### PROBLEM REQUIREMENTS
Exactly the lines from the one containing "Write a web" through the one containing "4.0, 4.1, 4.2, 4.3, 4.4, 4.5, 4.6, 4.7, 4.8, 4.9, 5.0];" are to be returned, please, without any pictures.

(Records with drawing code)
§ §

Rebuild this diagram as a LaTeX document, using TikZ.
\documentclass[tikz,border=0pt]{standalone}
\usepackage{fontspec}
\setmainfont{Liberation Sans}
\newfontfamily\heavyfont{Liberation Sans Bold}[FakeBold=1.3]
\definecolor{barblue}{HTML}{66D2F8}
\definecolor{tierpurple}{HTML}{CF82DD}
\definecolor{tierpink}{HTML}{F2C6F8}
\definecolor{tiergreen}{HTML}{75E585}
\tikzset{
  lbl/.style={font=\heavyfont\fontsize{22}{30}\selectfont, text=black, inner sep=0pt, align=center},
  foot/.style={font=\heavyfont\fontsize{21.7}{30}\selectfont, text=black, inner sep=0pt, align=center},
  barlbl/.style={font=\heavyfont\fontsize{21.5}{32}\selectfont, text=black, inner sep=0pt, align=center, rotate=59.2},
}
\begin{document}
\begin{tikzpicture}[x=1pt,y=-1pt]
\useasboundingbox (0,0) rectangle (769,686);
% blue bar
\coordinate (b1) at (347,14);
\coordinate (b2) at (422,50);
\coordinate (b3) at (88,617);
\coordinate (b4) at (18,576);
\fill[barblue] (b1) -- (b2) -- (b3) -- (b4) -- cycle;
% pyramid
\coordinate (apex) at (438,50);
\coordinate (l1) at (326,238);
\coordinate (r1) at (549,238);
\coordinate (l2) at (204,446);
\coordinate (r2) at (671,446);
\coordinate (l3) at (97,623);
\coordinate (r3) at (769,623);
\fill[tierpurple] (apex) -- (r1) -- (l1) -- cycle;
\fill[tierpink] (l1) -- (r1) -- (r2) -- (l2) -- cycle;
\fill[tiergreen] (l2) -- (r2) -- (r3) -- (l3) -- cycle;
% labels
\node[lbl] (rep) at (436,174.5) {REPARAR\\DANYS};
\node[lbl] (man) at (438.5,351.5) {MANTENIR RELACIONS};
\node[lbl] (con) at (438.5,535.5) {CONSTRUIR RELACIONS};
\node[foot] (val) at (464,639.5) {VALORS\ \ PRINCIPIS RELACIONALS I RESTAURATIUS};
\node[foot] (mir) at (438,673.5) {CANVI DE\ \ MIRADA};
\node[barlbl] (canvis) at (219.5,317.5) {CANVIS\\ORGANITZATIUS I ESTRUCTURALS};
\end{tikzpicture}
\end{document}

§ §

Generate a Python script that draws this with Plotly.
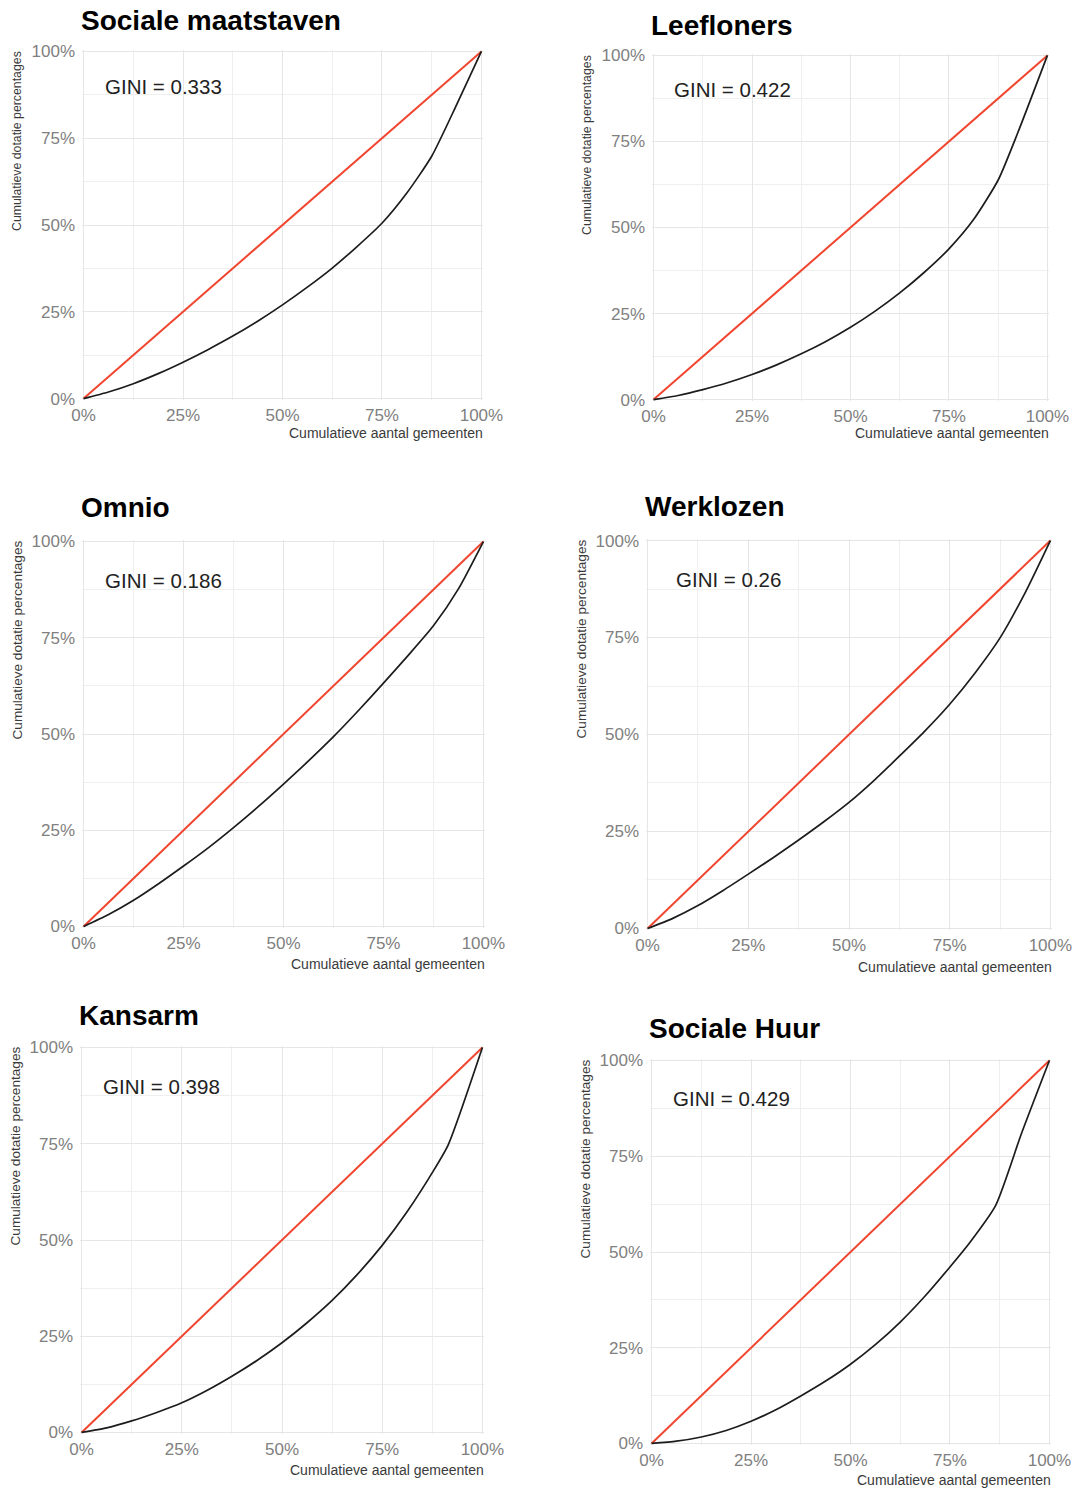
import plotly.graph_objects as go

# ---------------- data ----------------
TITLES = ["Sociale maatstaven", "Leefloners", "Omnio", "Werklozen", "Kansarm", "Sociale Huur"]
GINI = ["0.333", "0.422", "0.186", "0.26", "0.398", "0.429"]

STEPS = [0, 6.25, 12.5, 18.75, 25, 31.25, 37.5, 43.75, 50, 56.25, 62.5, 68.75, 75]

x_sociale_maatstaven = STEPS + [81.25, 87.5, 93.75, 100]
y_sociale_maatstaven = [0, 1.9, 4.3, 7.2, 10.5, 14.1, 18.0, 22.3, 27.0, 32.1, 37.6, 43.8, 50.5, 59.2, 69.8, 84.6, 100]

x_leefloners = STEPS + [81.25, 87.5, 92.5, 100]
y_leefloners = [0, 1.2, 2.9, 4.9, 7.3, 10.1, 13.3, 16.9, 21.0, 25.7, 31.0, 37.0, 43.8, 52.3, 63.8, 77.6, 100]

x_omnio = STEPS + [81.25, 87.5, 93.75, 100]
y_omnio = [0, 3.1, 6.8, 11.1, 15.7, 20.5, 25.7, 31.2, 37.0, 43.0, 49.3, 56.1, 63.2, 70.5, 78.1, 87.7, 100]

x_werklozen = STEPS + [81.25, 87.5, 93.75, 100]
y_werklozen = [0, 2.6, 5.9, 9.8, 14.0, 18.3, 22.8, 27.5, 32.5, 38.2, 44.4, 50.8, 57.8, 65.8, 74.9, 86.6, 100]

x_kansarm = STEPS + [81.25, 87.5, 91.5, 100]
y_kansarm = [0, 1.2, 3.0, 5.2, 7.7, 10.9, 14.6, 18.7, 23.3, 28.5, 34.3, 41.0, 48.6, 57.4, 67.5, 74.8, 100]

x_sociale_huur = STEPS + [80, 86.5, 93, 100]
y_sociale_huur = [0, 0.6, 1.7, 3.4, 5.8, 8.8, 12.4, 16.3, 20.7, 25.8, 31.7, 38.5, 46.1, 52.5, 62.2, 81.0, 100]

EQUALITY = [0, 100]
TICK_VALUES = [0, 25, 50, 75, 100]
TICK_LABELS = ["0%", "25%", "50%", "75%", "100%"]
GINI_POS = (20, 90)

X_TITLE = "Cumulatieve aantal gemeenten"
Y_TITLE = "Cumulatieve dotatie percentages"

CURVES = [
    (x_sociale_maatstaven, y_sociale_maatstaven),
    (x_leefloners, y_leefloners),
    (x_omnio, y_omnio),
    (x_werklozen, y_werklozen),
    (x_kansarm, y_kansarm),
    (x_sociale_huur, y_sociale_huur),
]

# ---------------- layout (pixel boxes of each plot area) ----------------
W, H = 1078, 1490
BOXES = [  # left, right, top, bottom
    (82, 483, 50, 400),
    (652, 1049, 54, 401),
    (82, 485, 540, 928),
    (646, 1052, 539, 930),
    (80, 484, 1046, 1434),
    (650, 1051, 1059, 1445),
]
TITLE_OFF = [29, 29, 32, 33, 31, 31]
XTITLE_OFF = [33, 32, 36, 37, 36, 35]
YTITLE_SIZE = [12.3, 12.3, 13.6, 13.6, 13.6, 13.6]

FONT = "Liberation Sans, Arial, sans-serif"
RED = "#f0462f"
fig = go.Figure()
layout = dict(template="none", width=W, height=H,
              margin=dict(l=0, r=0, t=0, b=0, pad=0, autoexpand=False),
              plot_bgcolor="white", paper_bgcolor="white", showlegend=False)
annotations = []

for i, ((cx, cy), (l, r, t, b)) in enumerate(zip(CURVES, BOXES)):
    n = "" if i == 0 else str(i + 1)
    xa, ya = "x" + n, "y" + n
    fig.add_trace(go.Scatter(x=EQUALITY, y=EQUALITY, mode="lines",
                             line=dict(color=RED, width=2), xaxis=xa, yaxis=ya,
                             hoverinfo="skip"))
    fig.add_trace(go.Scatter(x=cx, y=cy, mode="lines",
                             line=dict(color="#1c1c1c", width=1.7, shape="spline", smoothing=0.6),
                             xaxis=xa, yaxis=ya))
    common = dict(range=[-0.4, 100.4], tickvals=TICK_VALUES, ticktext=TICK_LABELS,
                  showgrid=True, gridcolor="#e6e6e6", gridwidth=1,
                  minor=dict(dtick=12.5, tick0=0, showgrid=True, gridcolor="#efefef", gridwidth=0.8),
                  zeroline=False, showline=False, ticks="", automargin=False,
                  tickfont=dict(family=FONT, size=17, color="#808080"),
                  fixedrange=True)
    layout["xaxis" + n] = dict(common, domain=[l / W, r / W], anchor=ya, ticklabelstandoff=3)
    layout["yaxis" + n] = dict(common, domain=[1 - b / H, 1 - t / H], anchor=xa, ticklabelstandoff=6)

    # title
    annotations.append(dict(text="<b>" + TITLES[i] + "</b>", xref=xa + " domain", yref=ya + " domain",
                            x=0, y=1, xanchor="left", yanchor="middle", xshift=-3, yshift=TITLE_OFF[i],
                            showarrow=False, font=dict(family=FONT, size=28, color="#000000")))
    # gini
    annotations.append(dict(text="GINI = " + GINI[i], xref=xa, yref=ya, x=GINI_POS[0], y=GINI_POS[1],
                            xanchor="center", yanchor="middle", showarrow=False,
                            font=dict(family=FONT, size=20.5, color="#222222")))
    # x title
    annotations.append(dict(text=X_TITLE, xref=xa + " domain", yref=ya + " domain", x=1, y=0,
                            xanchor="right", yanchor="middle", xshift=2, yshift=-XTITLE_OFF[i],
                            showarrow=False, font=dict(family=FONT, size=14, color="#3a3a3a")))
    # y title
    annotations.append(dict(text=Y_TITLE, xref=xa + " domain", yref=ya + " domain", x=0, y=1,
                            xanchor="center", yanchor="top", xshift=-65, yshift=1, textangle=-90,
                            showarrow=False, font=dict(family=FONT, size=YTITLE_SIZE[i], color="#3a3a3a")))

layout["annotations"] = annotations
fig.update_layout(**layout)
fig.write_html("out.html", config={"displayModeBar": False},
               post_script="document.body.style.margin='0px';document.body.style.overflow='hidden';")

§ §

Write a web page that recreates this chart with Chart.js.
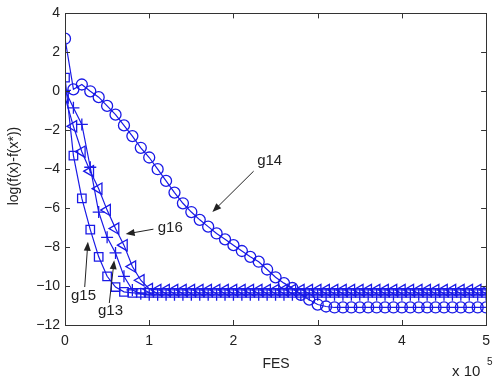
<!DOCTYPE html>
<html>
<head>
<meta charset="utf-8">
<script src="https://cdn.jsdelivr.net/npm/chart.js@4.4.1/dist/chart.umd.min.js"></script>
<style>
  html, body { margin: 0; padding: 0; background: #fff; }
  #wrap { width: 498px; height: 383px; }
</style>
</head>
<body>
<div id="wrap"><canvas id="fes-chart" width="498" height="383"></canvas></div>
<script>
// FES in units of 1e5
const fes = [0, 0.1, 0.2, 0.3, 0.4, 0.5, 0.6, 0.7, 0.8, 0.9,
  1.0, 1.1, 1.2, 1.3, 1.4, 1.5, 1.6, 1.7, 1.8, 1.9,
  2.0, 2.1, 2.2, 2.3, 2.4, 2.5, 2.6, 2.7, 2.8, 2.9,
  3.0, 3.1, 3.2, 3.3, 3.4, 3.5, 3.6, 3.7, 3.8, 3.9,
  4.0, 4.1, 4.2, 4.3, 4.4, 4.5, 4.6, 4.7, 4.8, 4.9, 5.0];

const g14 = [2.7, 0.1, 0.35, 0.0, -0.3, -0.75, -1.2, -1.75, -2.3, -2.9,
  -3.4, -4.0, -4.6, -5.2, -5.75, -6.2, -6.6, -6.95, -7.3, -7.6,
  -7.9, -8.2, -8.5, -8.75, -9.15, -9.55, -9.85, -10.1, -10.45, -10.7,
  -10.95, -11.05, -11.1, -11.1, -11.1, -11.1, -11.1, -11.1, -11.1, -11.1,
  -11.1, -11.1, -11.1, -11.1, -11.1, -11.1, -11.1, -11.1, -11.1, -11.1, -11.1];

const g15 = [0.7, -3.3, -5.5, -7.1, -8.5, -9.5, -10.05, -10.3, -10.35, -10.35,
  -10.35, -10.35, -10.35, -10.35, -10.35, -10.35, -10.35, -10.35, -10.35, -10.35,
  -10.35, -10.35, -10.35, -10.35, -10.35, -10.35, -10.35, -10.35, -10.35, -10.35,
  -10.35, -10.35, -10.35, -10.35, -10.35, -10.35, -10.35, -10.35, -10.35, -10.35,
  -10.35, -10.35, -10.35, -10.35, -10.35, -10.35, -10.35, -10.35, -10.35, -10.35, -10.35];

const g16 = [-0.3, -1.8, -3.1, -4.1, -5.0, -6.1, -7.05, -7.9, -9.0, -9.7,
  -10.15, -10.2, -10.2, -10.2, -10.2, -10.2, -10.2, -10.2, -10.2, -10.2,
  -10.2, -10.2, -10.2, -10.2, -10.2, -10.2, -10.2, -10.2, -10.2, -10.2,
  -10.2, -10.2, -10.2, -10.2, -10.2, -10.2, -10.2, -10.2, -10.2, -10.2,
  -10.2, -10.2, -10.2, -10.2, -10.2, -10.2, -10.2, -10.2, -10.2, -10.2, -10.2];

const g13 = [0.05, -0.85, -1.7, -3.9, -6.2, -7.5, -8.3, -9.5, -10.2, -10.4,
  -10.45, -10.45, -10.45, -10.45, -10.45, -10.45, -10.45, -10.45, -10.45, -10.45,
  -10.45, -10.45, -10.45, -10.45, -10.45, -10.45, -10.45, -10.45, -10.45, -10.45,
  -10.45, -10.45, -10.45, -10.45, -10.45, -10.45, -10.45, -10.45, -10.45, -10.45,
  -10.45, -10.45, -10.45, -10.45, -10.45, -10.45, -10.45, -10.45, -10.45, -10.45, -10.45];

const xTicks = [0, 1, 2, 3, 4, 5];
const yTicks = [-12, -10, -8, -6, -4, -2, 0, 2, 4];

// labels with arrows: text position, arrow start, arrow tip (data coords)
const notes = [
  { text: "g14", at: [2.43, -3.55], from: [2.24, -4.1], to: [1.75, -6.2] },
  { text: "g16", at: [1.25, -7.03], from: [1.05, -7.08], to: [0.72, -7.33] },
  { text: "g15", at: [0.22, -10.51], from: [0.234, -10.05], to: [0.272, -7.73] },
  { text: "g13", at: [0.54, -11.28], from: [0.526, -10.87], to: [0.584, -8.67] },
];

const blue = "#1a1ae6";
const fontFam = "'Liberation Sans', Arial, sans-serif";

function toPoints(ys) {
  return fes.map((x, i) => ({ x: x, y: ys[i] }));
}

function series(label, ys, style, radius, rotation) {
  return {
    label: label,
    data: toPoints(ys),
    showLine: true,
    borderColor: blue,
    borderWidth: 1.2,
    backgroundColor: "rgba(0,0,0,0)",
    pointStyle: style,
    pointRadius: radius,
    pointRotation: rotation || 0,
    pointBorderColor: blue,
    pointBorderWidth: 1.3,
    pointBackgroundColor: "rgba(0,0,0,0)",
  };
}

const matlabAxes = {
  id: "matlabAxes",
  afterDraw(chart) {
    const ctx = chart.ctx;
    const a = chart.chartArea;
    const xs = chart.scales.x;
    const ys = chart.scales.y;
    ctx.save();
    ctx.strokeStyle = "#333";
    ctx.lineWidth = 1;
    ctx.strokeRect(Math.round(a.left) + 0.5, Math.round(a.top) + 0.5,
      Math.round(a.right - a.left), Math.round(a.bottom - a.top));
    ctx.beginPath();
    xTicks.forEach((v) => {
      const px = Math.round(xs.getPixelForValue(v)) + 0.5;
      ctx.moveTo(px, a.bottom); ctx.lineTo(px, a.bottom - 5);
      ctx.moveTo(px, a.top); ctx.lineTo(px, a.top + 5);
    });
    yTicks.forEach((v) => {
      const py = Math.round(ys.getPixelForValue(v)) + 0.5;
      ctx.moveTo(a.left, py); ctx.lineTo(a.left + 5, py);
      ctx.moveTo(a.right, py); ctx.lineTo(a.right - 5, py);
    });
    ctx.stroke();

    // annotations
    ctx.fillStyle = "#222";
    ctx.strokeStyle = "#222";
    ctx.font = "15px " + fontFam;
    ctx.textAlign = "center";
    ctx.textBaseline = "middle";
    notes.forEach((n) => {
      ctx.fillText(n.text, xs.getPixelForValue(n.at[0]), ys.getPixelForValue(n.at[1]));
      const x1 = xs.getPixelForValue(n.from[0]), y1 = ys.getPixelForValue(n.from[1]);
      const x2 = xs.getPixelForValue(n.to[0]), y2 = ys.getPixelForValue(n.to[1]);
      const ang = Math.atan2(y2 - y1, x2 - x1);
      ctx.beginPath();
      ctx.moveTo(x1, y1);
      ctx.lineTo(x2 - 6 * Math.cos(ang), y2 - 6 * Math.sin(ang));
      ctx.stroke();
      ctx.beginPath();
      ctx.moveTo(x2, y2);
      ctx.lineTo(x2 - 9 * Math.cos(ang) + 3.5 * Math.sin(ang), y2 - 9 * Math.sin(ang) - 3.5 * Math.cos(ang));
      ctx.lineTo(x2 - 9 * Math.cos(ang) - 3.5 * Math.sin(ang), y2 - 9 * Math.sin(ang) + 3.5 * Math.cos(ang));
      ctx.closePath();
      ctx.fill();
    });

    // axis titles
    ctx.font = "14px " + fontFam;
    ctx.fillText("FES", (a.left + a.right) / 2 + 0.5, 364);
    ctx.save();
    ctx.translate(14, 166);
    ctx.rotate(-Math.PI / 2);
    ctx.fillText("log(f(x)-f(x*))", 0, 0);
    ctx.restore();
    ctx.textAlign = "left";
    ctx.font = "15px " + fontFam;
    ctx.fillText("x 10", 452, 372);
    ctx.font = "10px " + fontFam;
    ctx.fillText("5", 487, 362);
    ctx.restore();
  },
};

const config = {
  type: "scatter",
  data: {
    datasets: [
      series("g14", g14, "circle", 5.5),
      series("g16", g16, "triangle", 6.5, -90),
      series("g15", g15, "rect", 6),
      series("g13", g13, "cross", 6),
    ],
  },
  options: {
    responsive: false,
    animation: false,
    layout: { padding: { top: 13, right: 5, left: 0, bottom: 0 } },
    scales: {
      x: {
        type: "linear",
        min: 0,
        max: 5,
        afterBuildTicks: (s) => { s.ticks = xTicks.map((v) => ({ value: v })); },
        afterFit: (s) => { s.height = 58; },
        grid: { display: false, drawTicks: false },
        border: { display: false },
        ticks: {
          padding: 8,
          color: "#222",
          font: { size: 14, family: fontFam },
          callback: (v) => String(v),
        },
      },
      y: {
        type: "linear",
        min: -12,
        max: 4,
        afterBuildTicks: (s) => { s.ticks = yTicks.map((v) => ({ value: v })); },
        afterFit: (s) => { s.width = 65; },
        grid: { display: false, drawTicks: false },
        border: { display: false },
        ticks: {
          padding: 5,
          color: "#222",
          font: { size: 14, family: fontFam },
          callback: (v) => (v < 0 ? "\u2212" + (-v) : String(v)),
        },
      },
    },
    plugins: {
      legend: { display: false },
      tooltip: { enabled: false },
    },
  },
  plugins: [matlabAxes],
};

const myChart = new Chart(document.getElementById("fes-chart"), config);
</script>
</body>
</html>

§ §

### WORKED ANSWER
Write a web page that recreates this chart with Chart.js.
<!DOCTYPE html>
<html>
<head>
<meta charset="utf-8">
<script src="https://cdn.jsdelivr.net/npm/chart.js@4.4.1/dist/chart.umd.min.js"></script>
<style>
  html, body { margin: 0; padding: 0; background: #fff; }
  #wrap { width: 498px; height: 383px; }
</style>
</head>
<body>
<div id="wrap"><canvas id="fes-chart" width="498" height="383"></canvas></div>
<script>
// FES in units of 1e5
const fes = [0, 0.1, 0.2, 0.3, 0.4, 0.5, 0.6, 0.7, 0.8, 0.9,
  1.0, 1.1, 1.2, 1.3, 1.4, 1.5, 1.6, 1.7, 1.8, 1.9,
  2.0, 2.1, 2.2, 2.3, 2.4, 2.5, 2.6, 2.7, 2.8, 2.9,
  3.0, 3.1, 3.2, 3.3, 3.4, 3.5, 3.6, 3.7, 3.8, 3.9,
  4.0, 4.1, 4.2, 4.3, 4.4, 4.5, 4.6, 4.7, 4.8, 4.9, 5.0];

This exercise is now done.